* **Task objective**: Write every line out verbatim and omit the pictures.

* **Recorded information**:
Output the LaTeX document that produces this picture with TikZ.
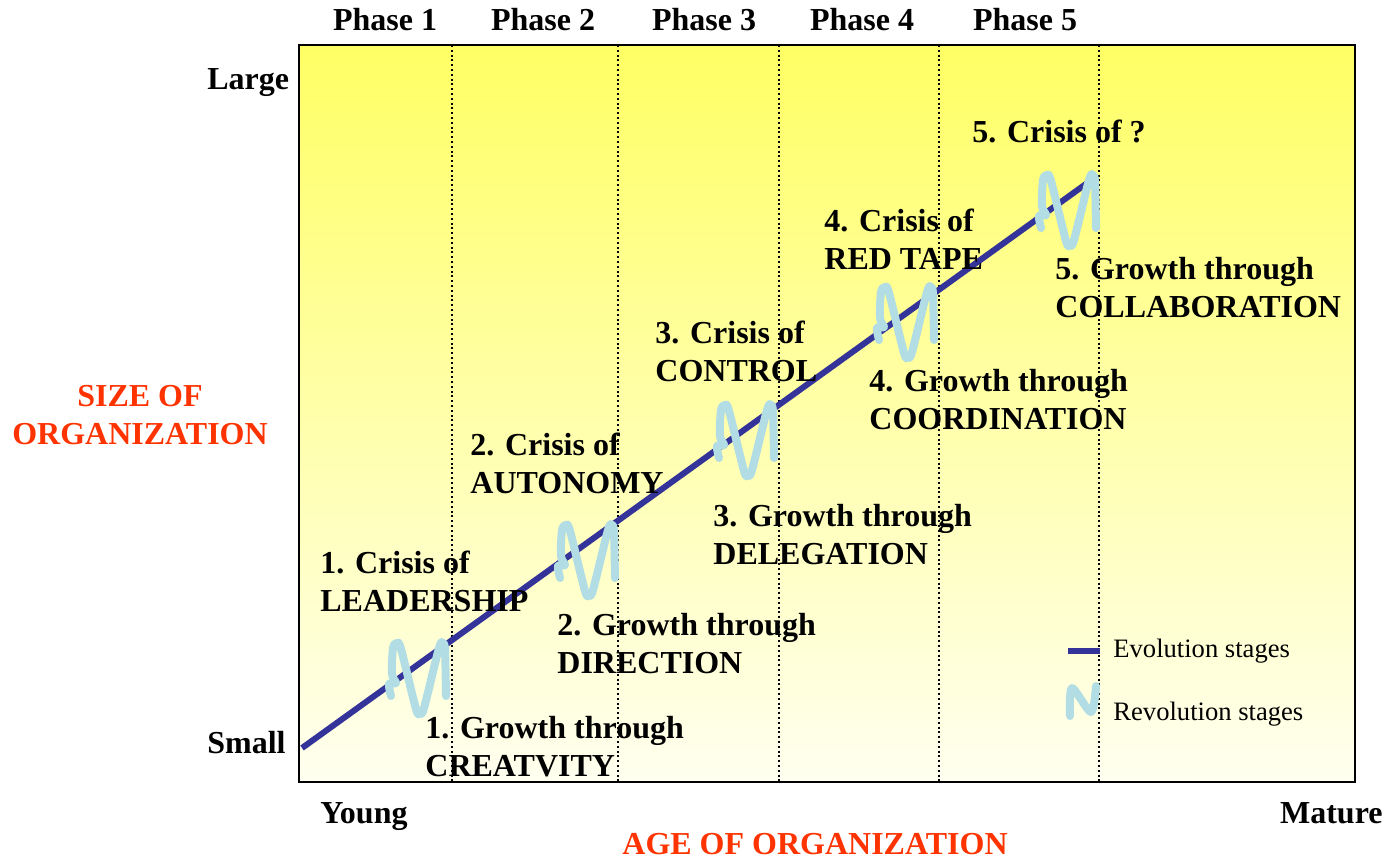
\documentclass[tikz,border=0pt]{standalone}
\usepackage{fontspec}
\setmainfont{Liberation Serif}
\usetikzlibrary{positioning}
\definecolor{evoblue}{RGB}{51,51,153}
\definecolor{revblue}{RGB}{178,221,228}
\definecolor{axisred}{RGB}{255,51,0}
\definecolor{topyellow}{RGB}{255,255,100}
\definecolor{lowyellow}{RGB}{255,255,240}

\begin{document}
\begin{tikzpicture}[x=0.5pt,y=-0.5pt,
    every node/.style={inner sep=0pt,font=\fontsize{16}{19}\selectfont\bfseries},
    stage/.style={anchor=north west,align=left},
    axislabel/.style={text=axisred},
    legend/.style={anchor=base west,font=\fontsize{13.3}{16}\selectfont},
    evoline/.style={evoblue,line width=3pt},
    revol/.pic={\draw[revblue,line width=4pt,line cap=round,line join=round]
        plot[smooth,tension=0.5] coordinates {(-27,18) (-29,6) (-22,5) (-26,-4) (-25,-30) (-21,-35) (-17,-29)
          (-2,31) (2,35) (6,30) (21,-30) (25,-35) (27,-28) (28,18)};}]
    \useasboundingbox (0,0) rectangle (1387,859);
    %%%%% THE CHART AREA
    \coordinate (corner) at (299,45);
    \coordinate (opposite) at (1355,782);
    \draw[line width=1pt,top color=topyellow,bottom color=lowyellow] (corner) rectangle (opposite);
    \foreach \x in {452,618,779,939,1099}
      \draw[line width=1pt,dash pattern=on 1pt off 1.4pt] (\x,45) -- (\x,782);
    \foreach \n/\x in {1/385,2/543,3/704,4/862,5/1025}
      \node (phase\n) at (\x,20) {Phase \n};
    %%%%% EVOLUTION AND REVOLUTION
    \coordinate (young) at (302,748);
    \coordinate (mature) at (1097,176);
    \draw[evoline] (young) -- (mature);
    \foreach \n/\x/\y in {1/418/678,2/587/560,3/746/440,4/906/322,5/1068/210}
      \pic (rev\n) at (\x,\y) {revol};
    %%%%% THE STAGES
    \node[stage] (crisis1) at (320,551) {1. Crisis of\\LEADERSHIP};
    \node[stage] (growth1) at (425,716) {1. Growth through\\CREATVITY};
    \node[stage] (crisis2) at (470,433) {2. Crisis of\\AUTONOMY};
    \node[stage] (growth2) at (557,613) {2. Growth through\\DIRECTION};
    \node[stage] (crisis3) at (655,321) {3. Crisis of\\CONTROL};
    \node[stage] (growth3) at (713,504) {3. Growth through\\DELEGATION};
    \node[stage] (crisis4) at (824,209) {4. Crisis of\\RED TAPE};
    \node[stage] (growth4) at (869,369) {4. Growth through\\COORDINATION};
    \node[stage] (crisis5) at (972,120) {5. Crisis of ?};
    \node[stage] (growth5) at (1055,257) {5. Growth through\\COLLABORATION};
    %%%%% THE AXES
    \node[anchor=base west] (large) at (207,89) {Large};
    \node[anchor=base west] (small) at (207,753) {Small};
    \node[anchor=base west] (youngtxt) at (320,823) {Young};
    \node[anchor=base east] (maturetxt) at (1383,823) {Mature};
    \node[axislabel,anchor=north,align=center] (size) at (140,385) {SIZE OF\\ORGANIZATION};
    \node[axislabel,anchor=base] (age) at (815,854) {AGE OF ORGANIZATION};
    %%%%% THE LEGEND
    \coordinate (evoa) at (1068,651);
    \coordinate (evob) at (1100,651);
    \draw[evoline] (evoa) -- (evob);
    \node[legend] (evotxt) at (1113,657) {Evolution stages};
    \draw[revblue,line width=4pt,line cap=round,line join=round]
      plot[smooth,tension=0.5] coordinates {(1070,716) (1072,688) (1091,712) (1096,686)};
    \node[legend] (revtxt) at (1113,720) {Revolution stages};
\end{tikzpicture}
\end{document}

* **In response**:
Output the LaTeX document that produces this picture with TikZ.
\documentclass[tikz,border=0pt]{standalone}
\usepackage{fontspec}
\setmainfont{Liberation Serif}
\usetikzlibrary{positioning}
\definecolor{evoblue}{RGB}{51,51,153}
\definecolor{revblue}{RGB}{178,221,228}
\definecolor{axisred}{RGB}{255,51,0}
\definecolor{topyellow}{RGB}{255,255,100}
\definecolor{lowyellow}{RGB}{255,255,240}

\begin{document}
\begin{tikzpicture}[x=0.5pt,y=-0.5pt,
    every node/.style={inner sep=0pt,font=\fontsize{16}{19}\selectfont\bfseries},
    stage/.style={anchor=north west,align=left},
    axislabel/.style={text=axisred},
    legend/.style={anchor=base west,font=\fontsize{13.3}{16}\selectfont},
    evoline/.style={evoblue,line width=3pt},
    revol/.pic={\draw[revblue,line width=4pt,line cap=round,line join=round]
        plot[smooth,tension=0.5] coordinates {(-27,18) (-29,6) (-22,5) (-26,-4) (-25,-30) (-21,-35) (-17,-29)
          (-2,31) (2,35) (6,30) (21,-30) (25,-35) (27,-28) (28,18)};}]
    \useasboundingbox (0,0) rectangle (1387,859);
    %%%%% THE CHART AREA
    \coordinate (corner) at (299,45);
    \coordinate (opposite) at (1355,782);
    \draw[line width=1pt,top color=topyellow,bottom color=lowyellow] (corner) rectangle (opposite);
    \foreach \x in {452,618,779,939,1099}
      \draw[line width=1pt,dash pattern=on 1pt off 1.4pt] (\x,45) -- (\x,782);
    \foreach \n/\x in {1/385,2/543,3/704,4/862,5/1025}
      \node (phase\n) at (\x,20) {Phase \n};
    %%%%% EVOLUTION AND REVOLUTION
    \coordinate (young) at (302,748);
    \coordinate (mature) at (1097,176);
    \draw[evoline] (young) -- (mature);
    \foreach \n/\x/\y in {1/418/678,2/587/560,3/746/440,4/906/322,5/1068/210}
      \pic (rev\n) at (\x,\y) {revol};
    %%%%% THE STAGES
    \node[stage] (crisis1) at (320,551) {1. Crisis of\\LEADERSHIP};
    \node[stage] (growth1) at (425,716) {1. Growth through\\CREATVITY};
    \node[stage] (crisis2) at (470,433) {2. Crisis of\\AUTONOMY};
    \node[stage] (growth2) at (557,613) {2. Growth through\\DIRECTION};
    \node[stage] (crisis3) at (655,321) {3. Crisis of\\CONTROL};
    \node[stage] (growth3) at (713,504) {3. Growth through\\DELEGATION};
    \node[stage] (crisis4) at (824,209) {4. Crisis of\\RED TAPE};
    \node[stage] (growth4) at (869,369) {4. Growth through\\COORDINATION};
    \node[stage] (crisis5) at (972,120) {5. Crisis of ?};
    \node[stage] (growth5) at (1055,257) {5. Growth through\\COLLABORATION};
    %%%%% THE AXES
    \node[anchor=base west] (large) at (207,89) {Large};
    \node[anchor=base west] (small) at (207,753) {Small};
    \node[anchor=base west] (youngtxt) at (320,823) {Young};
    \node[anchor=base east] (maturetxt) at (1383,823) {Mature};
    \node[axislabel,anchor=north,align=center] (size) at (140,385) {SIZE OF\\ORGANIZATION};
    \node[axislabel,anchor=base] (age) at (815,854) {AGE OF ORGANIZATION};
    %%%%% THE LEGEND
    \coordinate (evoa) at (1068,651);
    \coordinate (evob) at (1100,651);
    \draw[evoline] (evoa) -- (evob);
    \node[legend] (evotxt) at (1113,657) {Evolution stages};
    \draw[revblue,line width=4pt,line cap=round,line join=round]
      plot[smooth,tension=0.5] coordinates {(1070,716) (1072,688) (1091,712) (1096,686)};
    \node[legend] (revtxt) at (1113,720) {Revolution stages};
\end{tikzpicture}
\end{document}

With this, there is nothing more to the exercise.